As a Philadelphia-region native, I was pleased to find three paintings by Thomas Eakins. The Philadelphia-born artist enjoyed rowing, and his John Biglin in a Single Scull (1874) shows a stalwart rower working up the Schuylkill River, familiar to every Philadelphian. Here, both the river and the rower impress with their strength. But even more vigor is on display in Eakins’s portrait of two years prior The Biglin Brothers Racing (1872), which shows the brawny siblings in blue bandanas under an almost-cloudless sky. It looks like one of those rare August days when Philadelphia’s humid summer haze lifts, granting a passing moment of magical serenity. Another Eakins, Between Rounds (1889), can be found in the exhibition’s lower level, near the museum’s holdings of Monet’s water-lily paintings.
It seems a moot point which is more barbaric, wrestling or boxing. Falguière’s Wrestlers (1875) shows two brawlers grappling in a dirt arena while a number of well-fed spectators look on with complacent brutishness. In Emile Friant’s The Match (1899), two young boys in their teens wrestle against a murky landscape. The placard tells us that the boys are fighting because they are obliged to rather than for pleasure, though you’d hardly know it from looking at them. More straightforwardly cheerful is Ferdinand Gueldry’s Match annuel à l’aviron entre le Rowing-Club de Paris et la Société nautique de la Marne (1882), depicting two teams of ten rowers racing under a bridge and cloudy sky. Kees van Dongen—always a fun addition—pits three lightning-fast jockeys against each other in The Race (1904). And Henri de Toulouse-Lautrec is represented by his poster La Chaîne Simpson (1896), an advertisement for a bicycle race showing three men whose coiffures make them look like Tintin.

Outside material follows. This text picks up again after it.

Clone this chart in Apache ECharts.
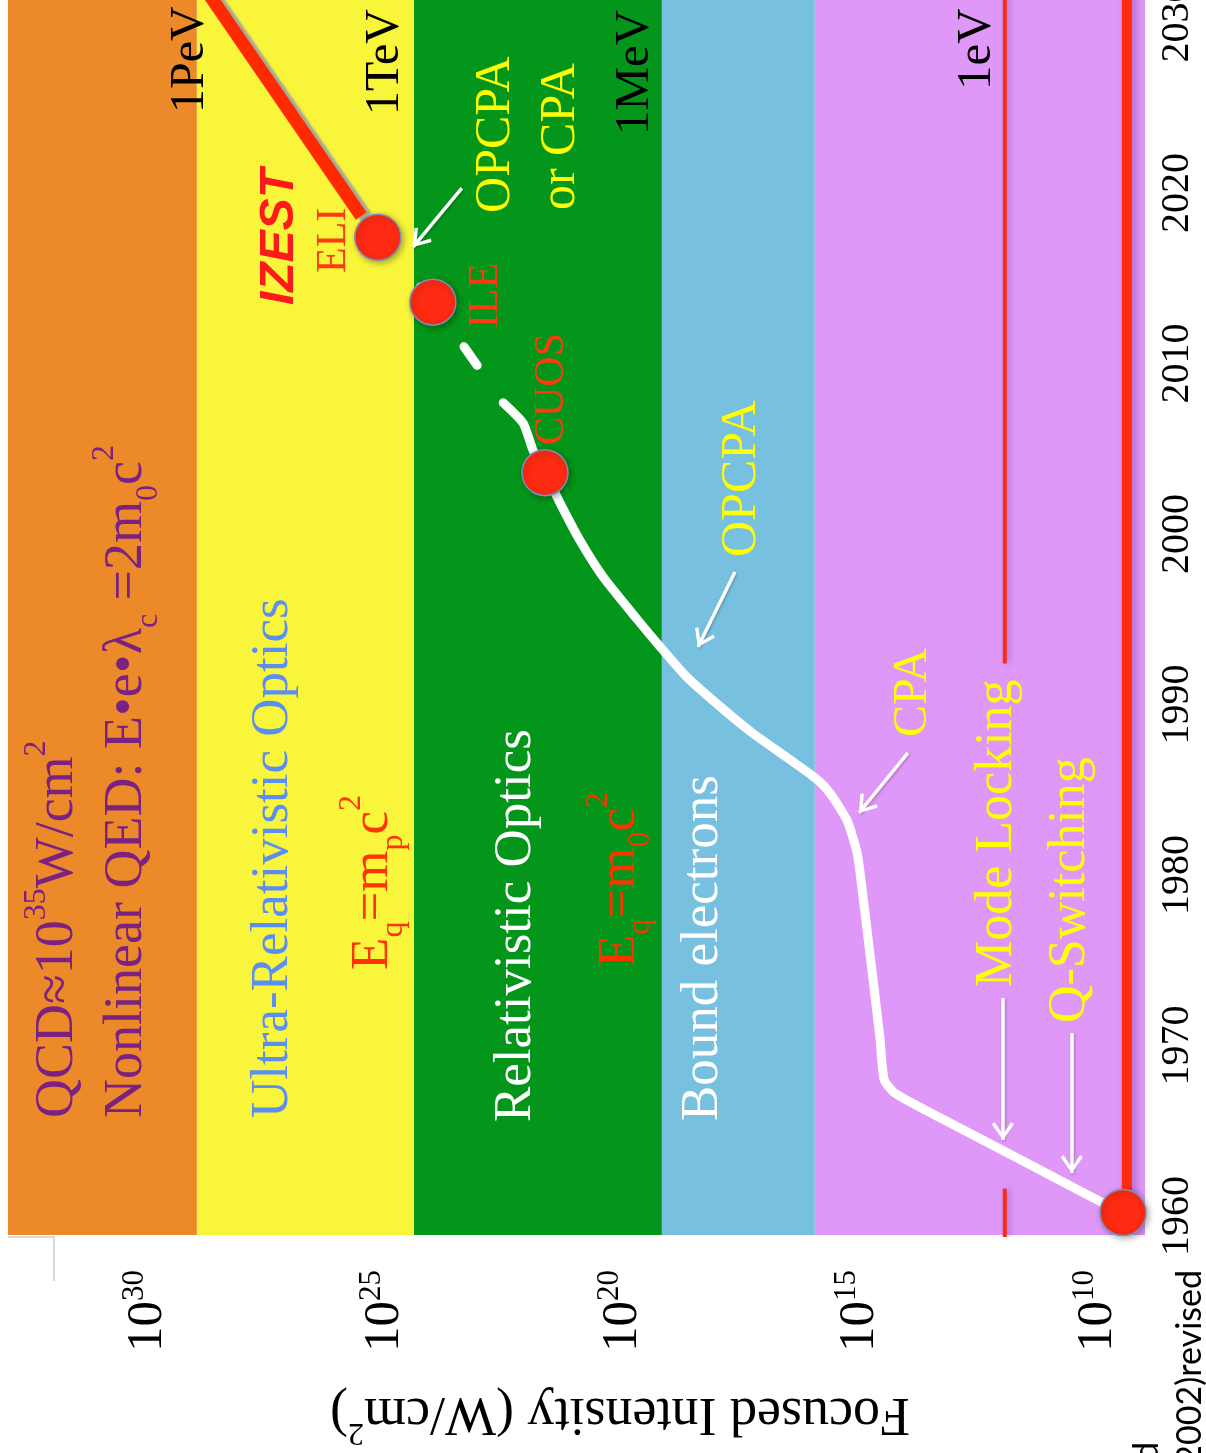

At the turn of the twentieth century, sports were mainly for men. But our century believes in equal time for the two sexes, and fortunately for the show’s curators, some artists of a hundred years past captured women as both athletes and spectators. Roubadi’s The Fencing Lesson (1887), for example, takes for its subject a young girl holding a rapier and wearing a mocking face. The glowing light emanating from behind the subject, the subtle chiaroscuro, and the fencer’s ruffled blouse indicate that the artist learned well from Velázquez. Maurice Denis’ Tennis I, Nausicaa, at the Ball Game (1913) places its mythic subject in the middle of a tennis match, lobbing the ball over the net, looking very much like an early-twentieth-century girl rather than a denizen of Homer’s Greece—still, Denis’s style, so influenced by Puvis de Chavannes, could well have illustrated Homer.
“En Jeu!” proves—even to the sports-allergic such as I—that these games can be fun to look at in an art gallery, even if they’re not so fun to watch for someone as sports-allergic as me.